We will now prove that if the product is defined at be \[\mathbf{a}\cdot \mathbf{b}=\sum_{i=1}^{n}a_{i}b_{i}\], then it is also true that \[\mathbf{a}\cdot \mathbf{b}=\left\lVert \mathbf{a} \right\rVert\left\lVert \mathbf{b} \right\rVert\cos\theta\], i.e. these two definitions describe the same operation.

We start by multiplying a vector times itself (assuming it's three-dimensional), \[\mathbf{a}\cdot \mathbf{a}=\left\lVert \mathbf{a} \right\rVert^{2}\cos(0)=a_{1}^{2}+a_{2}^{2}+a_{3}^{2}=\left\lVert \mathbf{a} \right\rVert^{2}\], which tells us that if \[\mathbf{a}\] and \[\mathbf{b}\] are the same vector then the two definitions are equivalent.

If \[\mathbf{a}\] and \[\mathbf{b}\] are different vectors, we can use the law of cosines to show the equivalence of both definitions.
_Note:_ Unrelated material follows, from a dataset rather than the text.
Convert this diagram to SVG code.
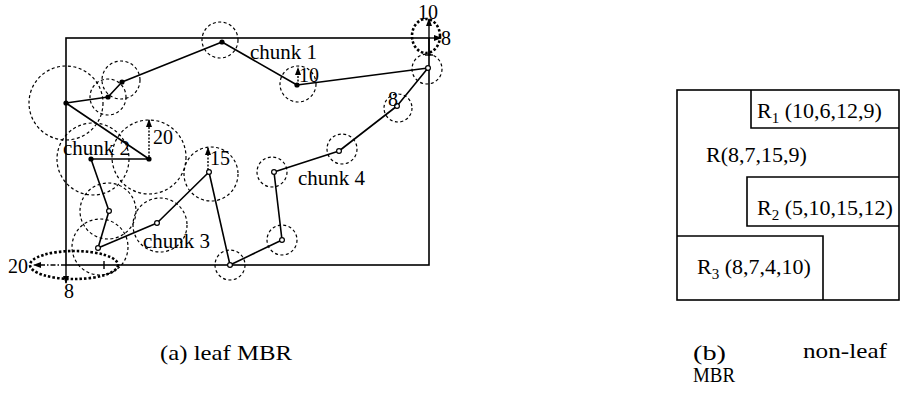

In terms of vectors, the two known sides of our triangle are formed by \[\mathbf{a}\] and \[\mathbf{b}\], with the third side described by \[\mathbf{c}=-\mathbf{b}+\mathbf{a}\]. The law of cosines also tells us that geometrically, \[\left\lVert \mathbf{c} \right\rVert^{2}=\left\lVert \mathbf{a} \right\rVert^{2}+\left\lVert \mathbf{b} \right\rVert^{2}-2 \left\lVert \mathbf{a} \right\rVert \left\lVert \mathbf{b} \right\rVert\cos\theta\]. Then, by the coordinate definition,

\begin{align*} \left\lVert \mathbf{c} \right\rVert^{2}&=\mathbf{c}\cdot \mathbf{c}\\ &=(\mathbf{a}-\mathbf{b})\cdot(\mathbf{a}-\mathbf{b})\\ &=\mathbf{a}\cdot \mathbf{a}-\mathbf{a}\cdot \mathbf{b}-\mathbf{b}\cdot \mathbf{a}+\mathbf{b}\cdot \mathbf{b}\\ &=\left\lVert \mathbf{a} \right\rVert^{2}+\left\lVert \mathbf{b} \right\rVert^{2}-2(\mathbf{a}\cdot \mathbf{b})\\ \end{align*}

By comparison, it is shown that \[\mathbf{a}\cdot \mathbf{b}=\left\lVert \mathbf{a} \right\rVert \left\lVert \mathbf{b} \right\rVert\cos\theta\]. Now, we will also prove the reason why we can expand \[(\mathbf{a}-\mathbf{b})\cdot(\mathbf{a}-\mathbf{b})\] into \[\mathbf{a}\cdot \mathbf{a}-\mathbf{a}\cdot \mathbf{b}-\mathbf{b}\cdot \mathbf{a}+\mathbf{b}\cdot \mathbf{b}\]. First, since \[\mathbf{a}\] and \[\mathbf{b}\] are vectors, \[\mathbf{a}-\mathbf{b}=(a_{1}-b_{1},a_{2}-b_{2},\dots,a_{n}-b_{n})\]. By the coordinate definition, \[(\mathbf{a}-\mathbf{b})\cdot(\mathbf{a}-\mathbf{b})=\sum_{i=1}^{n}(a_{i}-b_{i})(a_{i}-b_{i})\].

\begin{align*} \sum_{i=1}^{n}(a_{i}-b_{i})(a_{i}-b_{i})&=\sum_{i=1}^{n}(a_{i}^{2}-2a_{i}b_{i}+b_{i}^{2})\\ &=\sum_{i=1}^{n}a_{i}^{2}-2\sum_{i=1}^{n}a_{i}b_{i}+\sum_{i=1}^{n}b_{i}^{2}\\ &=\mathbf{a}\cdot \mathbf{a}-2(\mathbf{a}\cdot \mathbf{b})+\mathbf{b}\cdot \mathbf{b}\\ &=\mathbf{a}\cdot \mathbf{a}-\mathbf{a}\cdot \mathbf{b}-\mathbf{b}\cdot \mathbf{a}+\mathbf{b}\cdot \mathbf{b}\\ \end{align*}

Let \[\mathbf{a}\], \[\mathbf{b}\], \[\mathbf{c}\] and \[\mathbf{d}\] be real vectors and \[\alpha\], \[\beta\], \[\gamma\] and \[\delta\] be scalars.

• \[\mathbf{a}\cdot \mathbf{b}=\mathbf{b}\cdot \mathbf{a}\]
  
• \[(\alpha \mathbf{a}+\beta \mathbf{b})\cdot (\gamma \mathbf{c}+\delta \mathbf{d})=\alpha\gamma(\mathbf{a}\cdot \mathbf{c})+\alpha\delta(\mathbf{a}\cdot \mathbf{d})+\beta\gamma(\mathbf{b}\cdot \mathbf{c})+\beta\delta(\mathbf{b}\cdot\mathbf{d})\]